My recent tour of a few car-bomb prone places made me reflect on something the State Department lacks: a group award for every critical threat post where another year has passed without a terrorist attack. Accountability Review Boards are convened after a security-related incident occurs at an overseas post, but nothing at all happens when ... nothing happens. But something should happen then, IMHO.

It is no small accomplishment to make nothing happen to a diplomatic mission over a prolonged time in the present threat environment. We have thousands of employees living in the very same places where terrorist organizations are present, capable, and intent upon attacking us. So why don't they attack us everywhere, and all the time?

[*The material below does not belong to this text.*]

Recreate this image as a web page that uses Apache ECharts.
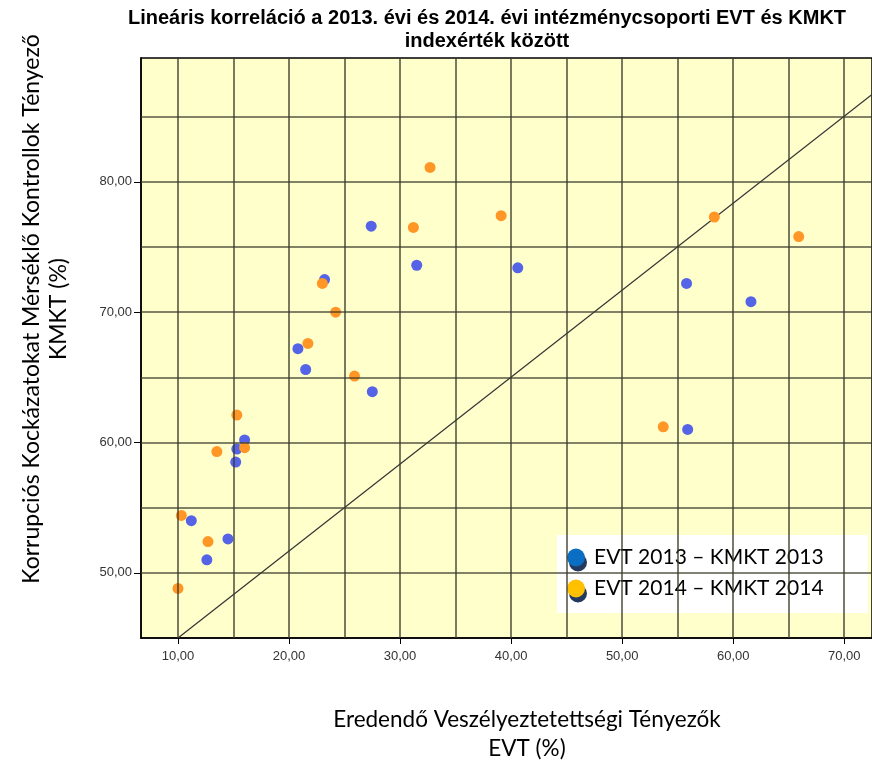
<!DOCTYPE html>
<html>
<head>
<meta charset="utf-8">
<script src="https://cdn.jsdelivr.net/npm/echarts@6/dist/echarts.min.js"></script>
<style>
  html, body { margin: 0; padding: 0; background: #fff; }
  #chart { width: 872px; height: 762px; }
</style>
</head>
<body>
<div id="chart"></div>
<script>
// EVT / KMKT pontok (x = EVT %, y = KMKT %)
var evt2013 = [27.4, 23.2, 31.5, 40.6, 55.8, 61.6, 20.8, 21.5, 27.5, 16.0, 15.3, 15.2, 55.9, 11.2, 14.5, 12.6];
var kmkt2013 = [76.6, 72.5, 73.6, 73.4, 72.2, 70.8, 67.2, 65.6, 63.9, 60.2, 59.5, 58.5, 61.0, 54.0, 52.6, 51.0];
var evt2014 = [32.7, 31.2, 39.1, 58.3, 65.9, 23.0, 24.2, 21.7, 25.9, 15.3, 16.0, 13.5, 53.7, 10.3, 12.7, 10.0];
var kmkt2014 = [81.1, 76.5, 77.4, 77.3, 75.8, 72.2, 70.0, 67.6, 65.1, 62.1, 59.6, 59.3, 61.2, 54.4, 52.4, 48.8];
var fitLine = [[10, 45], [72.5, 86.7]];

var xTicks = [10, 20, 30, 40, 50, 60, 70];
var yTicks = [50, 60, 70, 80];
var xGrid = [10, 15, 20, 25, 30, 35, 40, 45, 50, 55, 60, 65, 70];
var yGrid = [50, 55, 60, 65, 70, 75, 80, 85];

var name2013 = 'EVT 2013 – KMKT 2013';
var name2014 = 'EVT 2014 – KMKT 2014';

function pairs(xs, ys) {
  return xs.map(function (x, i) { return [x, ys[i]]; });
}
function fmt(v) {
  return v.toFixed(2).replace('.', ',');
}

var gridLines = xGrid.map(function (v) { return { xAxis: v }; })
  .concat(yGrid.map(function (v) { return { yAxis: v }; }));

var myChart = echarts.init(document.getElementById('chart'));
myChart.setOption({
  animation: false,
  legend: {
    orient: 'vertical',
    left: 557,
    top: 535,
    backgroundColor: '#fff',
    padding: [12, 44, 14, 10],
    itemGap: 10,
    itemWidth: 18,
    itemHeight: 18,
    textStyle: { fontFamily: 'Lato', fontSize: 21, color: '#000', padding: [0, 0, 0, 4] },
    data: [
      { name: name2013, icon: 'circle',
        itemStyle: { color: '#0A6FC2', shadowColor: '#23395F', shadowOffsetX: 2, shadowOffsetY: 5, shadowBlur: 0 } },
      { name: name2014, icon: 'circle',
        itemStyle: { color: '#FFC000', shadowColor: '#23395F', shadowOffsetX: 2, shadowOffsetY: 5, shadowBlur: 0 } }
    ]
  },
  grid: {
    left: 141, top: 58, right: 0, bottom: 124,
    show: true,
    backgroundColor: '#FFFFCC',
    borderColor: '#000',
    borderWidth: 1.5
  },
  xAxis: {
    type: 'value',
    min: 6.67,
    max: 72.5,
    splitLine: { show: false },
    axisLine: { show: true, onZero: false, lineStyle: { color: '#000', width: 1.5 } },
    axisTick: { show: true, length: 6, customValues: xTicks, lineStyle: { color: '#000' } },
    axisLabel: { customValues: xTicks, formatter: fmt, color: '#333', fontFamily: 'Liberation Sans', fontSize: 13, margin: 12 }
  },
  yAxis: {
    type: 'value',
    min: 45,
    max: 89.5,
    splitLine: { show: false },
    axisLine: { show: true, onZero: false, lineStyle: { color: '#000', width: 1.5 } },
    axisTick: { show: true, length: 7, customValues: yTicks, lineStyle: { color: '#000' } },
    axisLabel: { customValues: yTicks, formatter: fmt, color: '#333', fontFamily: 'Liberation Sans', fontSize: 13, margin: 9 }
  },
  graphic: [
    { type: 'text', x: 487, y: 7,
      style: { text: 'Lineáris korreláció a 2013. évi és 2014. évi intézménycsoporti EVT és KMKT\nindexérték között',
        align: 'center', fill: '#000', font: 'bold 20px "Liberation Sans"', lineHeight: 23 } },
    { type: 'text', x: 527, y: 705,
      style: { text: 'Eredendő Veszélyeztetettségi Tényezők\nEVT (%)',
        align: 'center', fill: '#000', font: '22.5px Lato', lineHeight: 29 } },
    { type: 'text', x: 45, y: 309, rotation: Math.PI / 2,
      style: { text: 'Korrupciós Kockázatokat Mérséklő Kontrollok Tényező\nKMKT (%)',
        align: 'center', verticalAlign: 'middle', fill: '#000', font: '23px Lato', lineHeight: 27 } }
  ],
  series: [
    {
      type: 'line',
      data: [],
      silent: true,
      z: 1,
      markLine: {
        silent: true,
        symbol: 'none',
        label: { show: false },
        lineStyle: { color: '#3a3a2a', width: 1.6, type: 'solid', opacity: 0.85 },
        data: gridLines
      }
    },
    {
      type: 'line',
      data: fitLine,
      showSymbol: false,
      silent: true,
      z: 2,
      lineStyle: { color: '#333', width: 1.2 }
    },
    {
      name: name2013,
      type: 'scatter',
      data: pairs(evt2013, kmkt2013),
      symbolSize: 11,
      z: 3,
      itemStyle: { color: '#5563E6', opacity: 1 }
    },
    {
      name: name2014,
      type: 'scatter',
      data: pairs(evt2014, kmkt2014),
      symbolSize: 11,
      z: 3,
      itemStyle: { color: '#FF9626', opacity: 1 }
    }
  ]
});
</script>
</body>
</html>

It is not because we rely upon the forbearance of groups like al-Qaida and the Taliban. Neither do we put an unrealistic amount of trust in our host country's obligations under international law to protect our mission and personnel. No, it is because we take responsibility for our protection into our own hands.

So ...

For everyone who has ever attended a counter threat training course, varied his times and routes of home-to-office travel, dutifully participated in a Duck and Cover drill, spent an unaccompanied tour, lived in an on-compound trailer or in a fortified residential compound, wore body armor, and obeyed security policies that limited his movements and recreational opportunities,

For everyone who has ever trained, equipped, and supervised our tens of thousands of local guards and high-threat protection contractors,

For everyone who has been a local guard or high-threat protection contractor (we know you could get another job a lot easier than you could another life, but you take the point anyway),

For everyone who has ever driven a fully-armored vehicle, prepared to drive out of an ambush,

For everyone who has ever installed so much extensive armoring and so many high-tech gizmos into a mission vehicle that he turned a common SUV into a ride more expensive than a Maybach 62 Zeppelin,

For everyone who has ever planned, designed, and constructed the physical and technical security countermeasures that make our mission facilities hard targets, even if architecturally unaesthetic ones,

For all the guys that we don't even see but who are out there watching it all 24/7,

And last but not least, for the U.S. taxpayer who makes it all possible,


CONGRATULATIONS. You made nothing happen at the most dangerous places on earth again this year.